Seven-year-old Aiyana Jones was killed during a police raid early Sunday morning. Reports now indicate that the cops were being filmed for the A&E reality show The First 48—and that important evidence may have been caught on tape.
Early Sunday morning, police looking for a murder suspect executed a no-knock warrant on both the upstairs and downstairs units in a Detroit duplex. The Jones family lived in the lower unit. According to police, one police officer became engaged in a confrontation with Jones' grandmother. The officer's gun went off and shot Jones through the neck while she lay on the couch. They found their suspect upstairs, in the other unit.

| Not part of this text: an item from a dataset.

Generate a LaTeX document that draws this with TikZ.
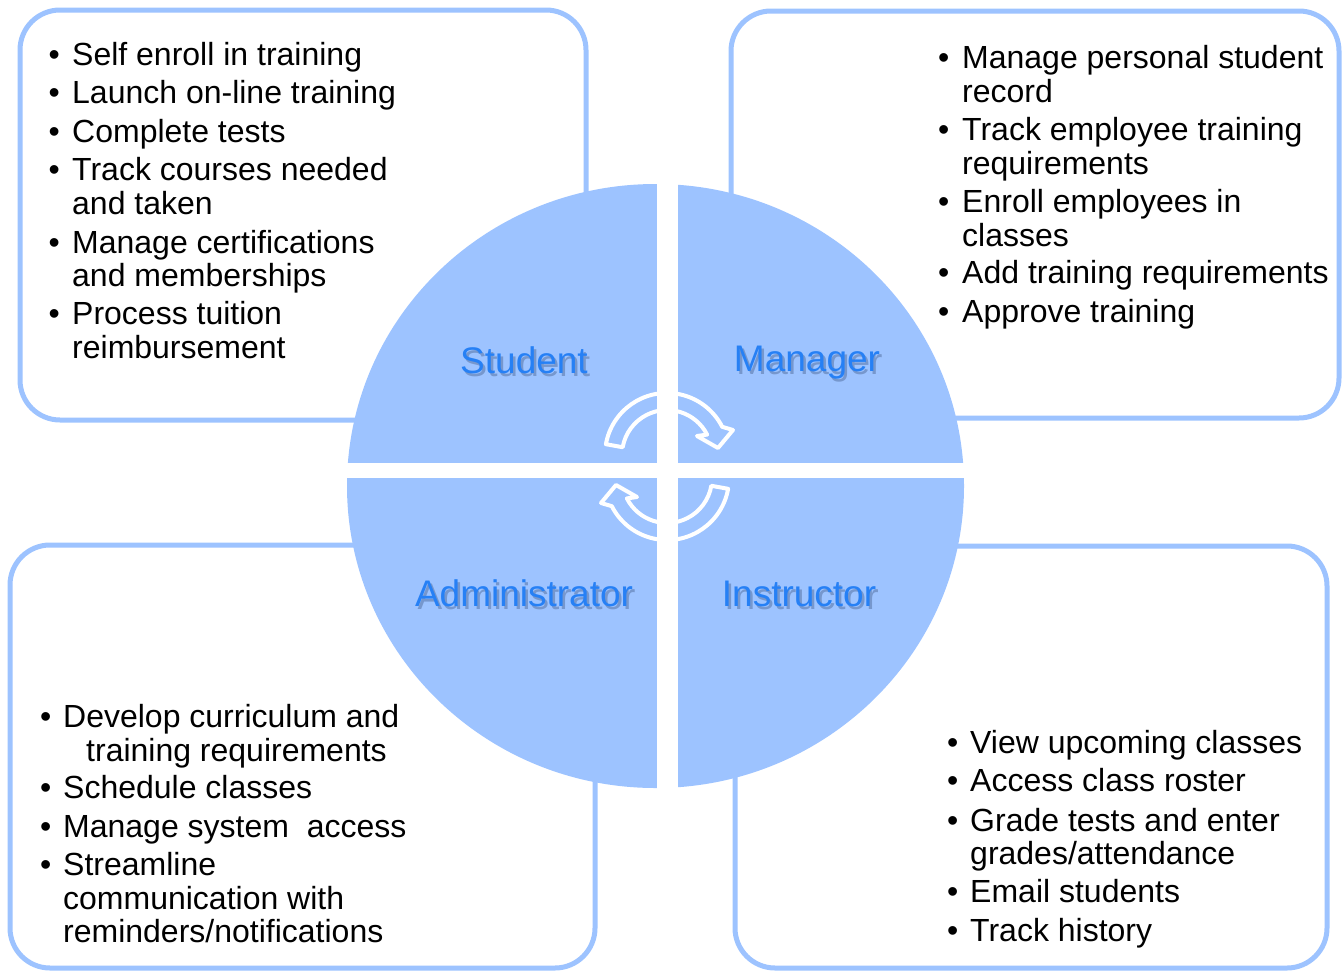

The second-grader's death has, unsurprisingly, hit Detroit hard. Police actions—like the use of a "flash-bang" grenade—are being questioned, and her family has filed a wrongful-death lawsuit. But the most interesting question emerging from the tragedy may be about the presence of a crew from the A&E reality police show The First 48 who were apparently accompanying the homicide detectives on the raid:
The killing of Aiyana Jones during a police raid being filmed by a camera crew for the show "The First 48" raises concerns for some over the relationship between police departments and reality television shows, a relationship that trades exciting video for the promise of positive publicity and improved morale.
The camera crew of "The First 48" was not inside the home on Lillibridge Street when Detroit police detectives, using a no-knock warrant, threw a flash grenade into the home and burst through the door, police said. Moments after the grenade was launched, a police gun discharged, and a bullet struck Aiyana in the neck, according to preliminary accounts.
Now the Jones family attorney, Geoffrey Fieger, is saying that he has video evidence that an officer shot into the house from outside, immediately after the grenade was thrown. Fieger won't confirm whether the video is from the TV camera crew or not.
Professor Steven Chermak, who studies police and the media at Mchigan State, is hesitant to blame the cameras, saying that he doesn't "think it would be a distraction." Karri Mitchell, an attorney who represented the family before Fieger, doesn't hesitate to point fingers at the show, saying that the police "were excited; they were on TV."
The investigation has been turned over to the Michigan State Police.